Last week, artist Randy Regier sent an email to a group of friends, explaining a recent visit to a bookstore in Columbia, MO. His story gave me more than a few goosebumps, and I immediately told him as much. His reply? “Books matter.”
I’m sharing the email as a Monday morning reinforcement. Books matter.
(Precedent: While returning to Wichita from Illinois this week with NuPenny in tow I had a major vehicle mechanical failure near Columbia, Missouri. For two days I stayed in a motel while a very decent group of local mechanics tried to get me back on the road. On day two, deeply dispirited by the extensive cost of repairs and seemingly never-ceasing uncertainty of the artistic path, I insisted of myself that I go for a long walk about the town of Columbia and open my mind and heart to the necessity of being open to receiving a sign that what I am doing is ‘right.’)

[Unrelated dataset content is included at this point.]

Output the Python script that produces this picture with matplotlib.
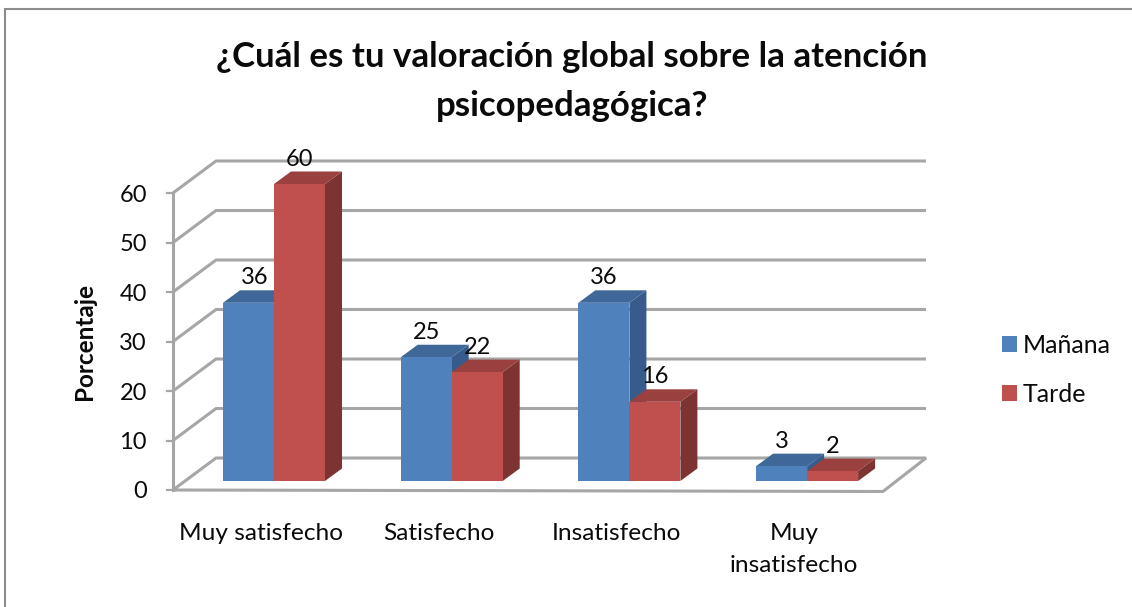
import matplotlib
matplotlib.use("Agg")
import matplotlib.pyplot as plt
from matplotlib.patches import Patch, Polygon, Rectangle

# data
categories = ["Muy satisfecho", "Satisfecho", "Insatisfecho", "Muy\ninsatisfecho"]
manana = [36, 25, 36, 3]
tarde = [60, 22, 16, 2]
y_ticks = [0, 10, 20, 30, 40, 50, 60]
series_names = ["Mañana", "Tarde"]

W, H = 1132, 607
PX_X = 177.7  # px per category
PX_Y = 4.95  # px per percent
Y0_PX = 490
X0_PX = 223

BAR_W = 51 / PX_X
WALL_DX, WALL_DY = 43 / PX_X, 32 / PX_Y
BAR_DX, BAR_DY = 17 / PX_X, 12.5 / PX_Y
BAR_BASE = 9 / PX_Y
FLOOR_L = -50 / PX_X
FLOOR_R = (883 - X0_PX) / PX_X

GRID = "#a6a6a6"
BLUE = ("#4f81bd", "#3f6797", "#375c8b")
RED = ("#c0504d", "#9a403e", "#7d3331")
INK = "#0a0a0a"

plt.rcParams["font.family"] = ["Lato", "DejaVu Sans"]

fig = plt.figure(figsize=(W / 100, H / 100), dpi=100)
ax = fig.add_axes([0, 0, 1, 1])
ax.set_xlim(-X0_PX / PX_X, (W - X0_PX) / PX_X)
ax.set_ylim(-(H - Y0_PX) / PX_Y, Y0_PX / PX_Y)
ax.axis("off")

# chart frame, only the top and left edges are inside the crop
ax.plot([5 / W, 5 / W, 1], [0, 1 - 8.5 / H, 1 - 8.5 / H], transform=ax.transAxes,
        color="#8c8c8c", lw=1.5, solid_joinstyle="miter")

# walls and grid lines
for v in y_ticks[1:]:
    ax.plot([FLOOR_L, FLOOR_L + WALL_DX, FLOOR_R + WALL_DX], [v, v + WALL_DY, v + WALL_DY],
            color=GRID, lw=2.2, solid_capstyle="butt", zorder=1)
ax.add_patch(Polygon([(FLOOR_L, 0), (FLOOR_L + WALL_DX, WALL_DY), (FLOOR_R + WALL_DX, WALL_DY), (FLOOR_R, -0.3)],
                     closed=True, fill=False, ec=GRID, lw=2.2, zorder=1))
ax.plot([FLOOR_L, FLOOR_L], [0, 60], color=GRID, lw=2.2, zorder=1)
for v in y_ticks:
    ax.plot([FLOOR_L - 6 / PX_X, FLOOR_L], [v, v], color=GRID, lw=1.6, zorder=1)
    ax.text(FLOOR_L - 26 / PX_X, v, str(v), ha="right", va="center_baseline", fontsize=17, color=INK)


def bar3d(x, v, cols, z):
    b = BAR_BASE
    ax.add_patch(Polygon([(x + BAR_W, b), (x + BAR_W + BAR_DX, b + BAR_DY),
                          (x + BAR_W + BAR_DX, b + v + BAR_DY), (x + BAR_W, b + v)],
                         closed=True, fc=cols[2], ec="none", zorder=z))
    ax.add_patch(Polygon([(x, b + v), (x + BAR_DX, b + v + BAR_DY),
                          (x + BAR_W + BAR_DX, b + v + BAR_DY), (x + BAR_W, b + v)],
                         closed=True, fc=cols[1], ec="none", zorder=z))
    ax.add_patch(Rectangle((x, b), BAR_W, v, fc=cols[0], ec="none", zorder=z))


label_dx = [6, 0, 0, 0]
for i, cat in enumerate(categories):
    for j, (vals, cols) in enumerate([(manana, BLUE), (tarde, RED)]):
        x = i + j * BAR_W
        bar3d(x, vals[i], cols, 3 + j)
        off = label_dx[i] / PX_X if j == 0 else 0
        ax.text(x + BAR_W / 2 + off, BAR_BASE + vals[i] + 27 / PX_Y, str(vals[i]), ha="center",
                va="center_baseline", fontsize=17, color=INK, zorder=6)
    # first line of every category label sits on the same row
    ax.text(i + 38 / PX_X, -(523 - Y0_PX) / PX_Y, cat, ha="center", va="top", fontsize=17.6,
            color=INK, linespacing=1.64)

ax.text(85 / W, 1 - 341 / H, "Porcentaje", transform=ax.transAxes, rotation=90, ha="center", va="center",
        fontsize=17.5, fontweight="bold", color=INK)
fig.text(572 / W, 1 - 81.5 / H, "¿Cuál es tu valoración global sobre la atención\npsicopedagógica?",
         ha="center", va="center", fontsize=25.1, fontweight="bold", color=INK, linespacing=1.69)

handles = [Patch(fc=BLUE[0], label=series_names[0]), Patch(fc=RED[0], label=series_names[1])]
ax.legend(handles=handles, loc="center left", bbox_to_anchor=(1002 / W, 1 - 370 / H), frameon=False, fontsize=18,
          handlelength=0.6, handleheight=0.6, handletextpad=0.24, labelspacing=1.05, borderpad=0,
          borderaxespad=0, labelcolor=INK)

fig.savefig("out.png", dpi=100)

When I was about ten years old I read a novel about a young boy (Northern Europe, island) who, while exploring an oceanside cave during low-tide discovered the remains of a Viking ship, complete with a skeleton, helmet, sword, all that. That book—and the cover illustration—is my first memory of desire. If you are receiving this email it’s no mystery to you that the experience of that story is what I attempt to return to and manifest in my art, over and over again.
For that past 30 years I could not recall the title or author of that book, only the sensation, the cover illustration and the basic narrative conceit. As I have lived across the country, at each town I have visited the library or bookstore and interviewed the librarians and sellers, describing the book in painstaking detail, but never with any success. It had gotten to the point where I was losing faith that I had ever actually read that book and that perhaps it never had existed at all, and that I had in fact generated it as a phantom memory to substantiate my ‘mature’ practice. This was very troubling to me.
Tuesday at noon I was on my knees at Yellow Dog Bookshop in Columbia, holding the book I have attached here. And almost in tears. I found it on the very bottom of a stack of paperbacks in a category marked, simply “Pulps.”
$3.25 with tax.
My first love was real and true, and I have the proof I’ve longed for for over thirty years.